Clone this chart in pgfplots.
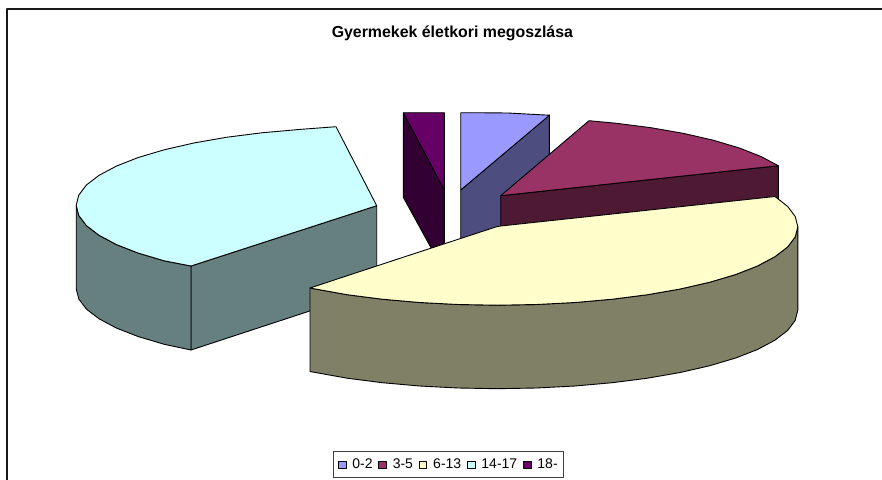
\documentclass[border=0pt]{standalone}
\usepackage{pgfplots}
\pgfplotsset{compat=1.18}
\usepackage{fontspec}
\setmainfont{Liberation Sans}
\definecolor{cA}{HTML}{9999FF}\definecolor{cAs}{HTML}{4D4D80}
\definecolor{cB}{HTML}{993366}\definecolor{cBs}{HTML}{4D1933}
\definecolor{cC}{HTML}{FFFFCC}\definecolor{cCs}{HTML}{808066}
\definecolor{cD}{HTML}{CCFFFF}\definecolor{cDs}{HTML}{668080}
\definecolor{cE}{HTML}{660066}\definecolor{cEs}{HTML}{330033}
\begin{document}
\begin{tikzpicture}[x=1pt,y=1pt]
\path[use as bounding box] (0pt,0pt) rectangle (882pt,479pt);
\begin{axis}[at={(0pt,0pt)},anchor=south west,scale only axis,width=882pt,height=479pt,
  xmin=0,xmax=882,ymin=0,ymax=479,y dir=reverse,hide axis,
  every axis plot/.append style={line width=0.9pt,line join=round,mark=none,draw=black},
  legend columns=-1,
  legend image code/.code={\path[draw=none,fill=none] (-3pt,0pt) -- (10.6pt,0pt);\draw[line width=0.9pt,draw=black,#1] (0pt,-3.6pt) rectangle (7.6pt,3.6pt);},
  legend style={at={(axis cs:333,451)},anchor=north west,font=\fontsize{14}{16}\selectfont,
    draw=black!75,line width=0.9pt,inner xsep=2pt,inner ysep=5.5pt,
    nodes={inner xsep=3.3pt,inner ysep=2pt},
    cells={anchor=west}}]
\addlegendimage{fill=cA}\addlegendentry{0-2}
\addlegendimage{fill=cB}\addlegendentry{3-5}
\addlegendimage{fill=cC}\addlegendentry{6-13}
\addlegendimage{fill=cD}\addlegendentry{14-17}
\addlegendimage{fill=cE}\addlegendentry{18-}
% frame
\addplot[forget plot,line width=1.8pt,draw=black!90] coordinates {(6.8,480)(6.8,9)(883,9)};
% 18-
\addplot[forget plot,fill=cEs] coordinates {(403.3,112.7)(444.3,190)(444.3,272)(403.3,197.3)(403.3,112.7)};
\addplot[forget plot,fill=cE] coordinates {(403.3,112.7)(444.3,112.7)(444.3,190)(403.3,112.7)};
% 0-2
\addplot[forget plot,fill=cAs] coordinates {(460.7,190)(549.3,115)(549.3,200)(460.7,274)(460.7,190)};
\addplot[forget plot,fill=cA] coordinates {(460.7,112.7)(485,112.8)(508,113)(530,114.2)(549.5,115.2)(460.7,190)(460.7,112.7)};
% 3-5
\addplot[forget plot,fill=cBs] coordinates {(500.7,195.7)(778.3,165.7)(778.3,250)(500.7,280)(500.7,195.7)};
\addplot[forget plot,fill=cB] coordinates {(500.7,195.7)(589,120.7)(615.7,123.2)(650.95,127.7)(683.6,133.4)(713.2,140.2)(739.1,147.9)(760.9,156.45)(778.3,165.7)(500.7,195.7)};
% 14-17
\addplot[forget plot,fill=cDs] coordinates {(191,266)(376.7,205.7)(376.7,289)(191,350)(191,266)};
\addplot[forget plot,fill=cDs] coordinates {(76.2,205.3)(78.8,215.5)(86.4,225.6)(99.1,235.3)(116.5,244.6)(138.3,253.1)(164.2,260.8)(191,266)(191,350)(164.2,344.3)(138.3,336.6)(116.5,328.1)(99.1,318.8)(86.4,309.1)(78.8,299)(76.2,288.8)(76.2,205.3)};
\addplot[forget plot,fill=cD] coordinates {(336,126.7)(376.7,205.7)(191,266)(164.2,260.8)(138.3,253.1)(116.5,244.6)(99.1,235.3)(86.4,225.6)(78.8,215.5)(76.2,205.3)(78.8,195.1)(86.4,185)(99.1,175.3)(116.5,166.05)(138.3,157.5)(164.2,149.8)(193.8,143)(226.4,137.3)(261.7,132.8)(298.9,129.5)(336,126.7)};
% 6-13
\addplot[forget plot,fill=cCs] coordinates {(797.8,226.7)(795.2,236.9)(787.6,247)(774.9,256.7)(757.5,266)(735.7,274.5)(709.8,282.2)(680.2,289)(647.5,294.7)(612.3,299.2)(575.1,302.5)(536.5,304.5)(497.3,305.2)(458.1,304.5)(419.5,302.5)(382.3,299.2)(347.1,294.7)(310,288)(310,371.5)(347.1,378.2)(382.3,382.7)(419.5,386)(458.1,388)(497.3,388.7)(536.5,388)(575.1,386)(612.3,382.7)(647.5,378.2)(680.2,372.5)(709.8,365.7)(735.7,358)(757.5,349.5)(774.9,340.2)(787.6,330.5)(795.2,320.4)(797.8,310.2)(797.8,226.7)};
\addplot[forget plot,fill=cC] coordinates {(310,288)(400,258.3)(496.7,226.7)(500.7,226)(775,196.5)(787.6,206.4)(795.2,216.5)(797.8,226.7)(795.2,236.9)(787.6,247)(774.9,256.7)(757.5,266)(735.7,274.5)(709.8,282.2)(680.2,289)(647.5,294.7)(612.3,299.2)(575.1,302.5)(536.5,304.5)(497.3,305.2)(458.1,304.5)(419.5,302.5)(382.3,299.2)(347.1,294.7)(310,288)};
\node[font=\fontsize{15.9}{18}\selectfont\bfseries,anchor=center] at (axis cs:452.4,33.5) {Gyermekek életkori megoszlása};
\end{axis}
\end{tikzpicture}
\end{document}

▬▬▬▬▬▬

DIRECTIONS » Reproduce the data verbatim. Do not carry any picture into the copy.

PROBLEM SOLUTION »
Clone this chart in pgfplots.
\documentclass[border=0pt]{standalone}
\usepackage{pgfplots}
\pgfplotsset{compat=1.18}
\usepackage{fontspec}
\setmainfont{Liberation Sans}
\definecolor{cA}{HTML}{9999FF}\definecolor{cAs}{HTML}{4D4D80}
\definecolor{cB}{HTML}{993366}\definecolor{cBs}{HTML}{4D1933}
\definecolor{cC}{HTML}{FFFFCC}\definecolor{cCs}{HTML}{808066}
\definecolor{cD}{HTML}{CCFFFF}\definecolor{cDs}{HTML}{668080}
\definecolor{cE}{HTML}{660066}\definecolor{cEs}{HTML}{330033}
\begin{document}
\begin{tikzpicture}[x=1pt,y=1pt]
\path[use as bounding box] (0pt,0pt) rectangle (882pt,479pt);
\begin{axis}[at={(0pt,0pt)},anchor=south west,scale only axis,width=882pt,height=479pt,
  xmin=0,xmax=882,ymin=0,ymax=479,y dir=reverse,hide axis,
  every axis plot/.append style={line width=0.9pt,line join=round,mark=none,draw=black},
  legend columns=-1,
  legend image code/.code={\path[draw=none,fill=none] (-3pt,0pt) -- (10.6pt,0pt);\draw[line width=0.9pt,draw=black,#1] (0pt,-3.6pt) rectangle (7.6pt,3.6pt);},
  legend style={at={(axis cs:333,451)},anchor=north west,font=\fontsize{14}{16}\selectfont,
    draw=black!75,line width=0.9pt,inner xsep=2pt,inner ysep=5.5pt,
    nodes={inner xsep=3.3pt,inner ysep=2pt},
    cells={anchor=west}}]
\addlegendimage{fill=cA}\addlegendentry{0-2}
\addlegendimage{fill=cB}\addlegendentry{3-5}
\addlegendimage{fill=cC}\addlegendentry{6-13}
\addlegendimage{fill=cD}\addlegendentry{14-17}
\addlegendimage{fill=cE}\addlegendentry{18-}
% frame
\addplot[forget plot,line width=1.8pt,draw=black!90] coordinates {(6.8,480)(6.8,9)(883,9)};
% 18-
\addplot[forget plot,fill=cEs] coordinates {(403.3,112.7)(444.3,190)(444.3,272)(403.3,197.3)(403.3,112.7)};
\addplot[forget plot,fill=cE] coordinates {(403.3,112.7)(444.3,112.7)(444.3,190)(403.3,112.7)};
% 0-2
\addplot[forget plot,fill=cAs] coordinates {(460.7,190)(549.3,115)(549.3,200)(460.7,274)(460.7,190)};
\addplot[forget plot,fill=cA] coordinates {(460.7,112.7)(485,112.8)(508,113)(530,114.2)(549.5,115.2)(460.7,190)(460.7,112.7)};
% 3-5
\addplot[forget plot,fill=cBs] coordinates {(500.7,195.7)(778.3,165.7)(778.3,250)(500.7,280)(500.7,195.7)};
\addplot[forget plot,fill=cB] coordinates {(500.7,195.7)(589,120.7)(615.7,123.2)(650.95,127.7)(683.6,133.4)(713.2,140.2)(739.1,147.9)(760.9,156.45)(778.3,165.7)(500.7,195.7)};
% 14-17
\addplot[forget plot,fill=cDs] coordinates {(191,266)(376.7,205.7)(376.7,289)(191,350)(191,266)};
\addplot[forget plot,fill=cDs] coordinates {(76.2,205.3)(78.8,215.5)(86.4,225.6)(99.1,235.3)(116.5,244.6)(138.3,253.1)(164.2,260.8)(191,266)(191,350)(164.2,344.3)(138.3,336.6)(116.5,328.1)(99.1,318.8)(86.4,309.1)(78.8,299)(76.2,288.8)(76.2,205.3)};
\addplot[forget plot,fill=cD] coordinates {(336,126.7)(376.7,205.7)(191,266)(164.2,260.8)(138.3,253.1)(116.5,244.6)(99.1,235.3)(86.4,225.6)(78.8,215.5)(76.2,205.3)(78.8,195.1)(86.4,185)(99.1,175.3)(116.5,166.05)(138.3,157.5)(164.2,149.8)(193.8,143)(226.4,137.3)(261.7,132.8)(298.9,129.5)(336,126.7)};
% 6-13
\addplot[forget plot,fill=cCs] coordinates {(797.8,226.7)(795.2,236.9)(787.6,247)(774.9,256.7)(757.5,266)(735.7,274.5)(709.8,282.2)(680.2,289)(647.5,294.7)(612.3,299.2)(575.1,302.5)(536.5,304.5)(497.3,305.2)(458.1,304.5)(419.5,302.5)(382.3,299.2)(347.1,294.7)(310,288)(310,371.5)(347.1,378.2)(382.3,382.7)(419.5,386)(458.1,388)(497.3,388.7)(536.5,388)(575.1,386)(612.3,382.7)(647.5,378.2)(680.2,372.5)(709.8,365.7)(735.7,358)(757.5,349.5)(774.9,340.2)(787.6,330.5)(795.2,320.4)(797.8,310.2)(797.8,226.7)};
\addplot[forget plot,fill=cC] coordinates {(310,288)(400,258.3)(496.7,226.7)(500.7,226)(775,196.5)(787.6,206.4)(795.2,216.5)(797.8,226.7)(795.2,236.9)(787.6,247)(774.9,256.7)(757.5,266)(735.7,274.5)(709.8,282.2)(680.2,289)(647.5,294.7)(612.3,299.2)(575.1,302.5)(536.5,304.5)(497.3,305.2)(458.1,304.5)(419.5,302.5)(382.3,299.2)(347.1,294.7)(310,288)};
\node[font=\fontsize{15.9}{18}\selectfont\bfseries,anchor=center] at (axis cs:452.4,33.5) {Gyermekek életkori megoszlása};
\end{axis}
\end{tikzpicture}
\end{document}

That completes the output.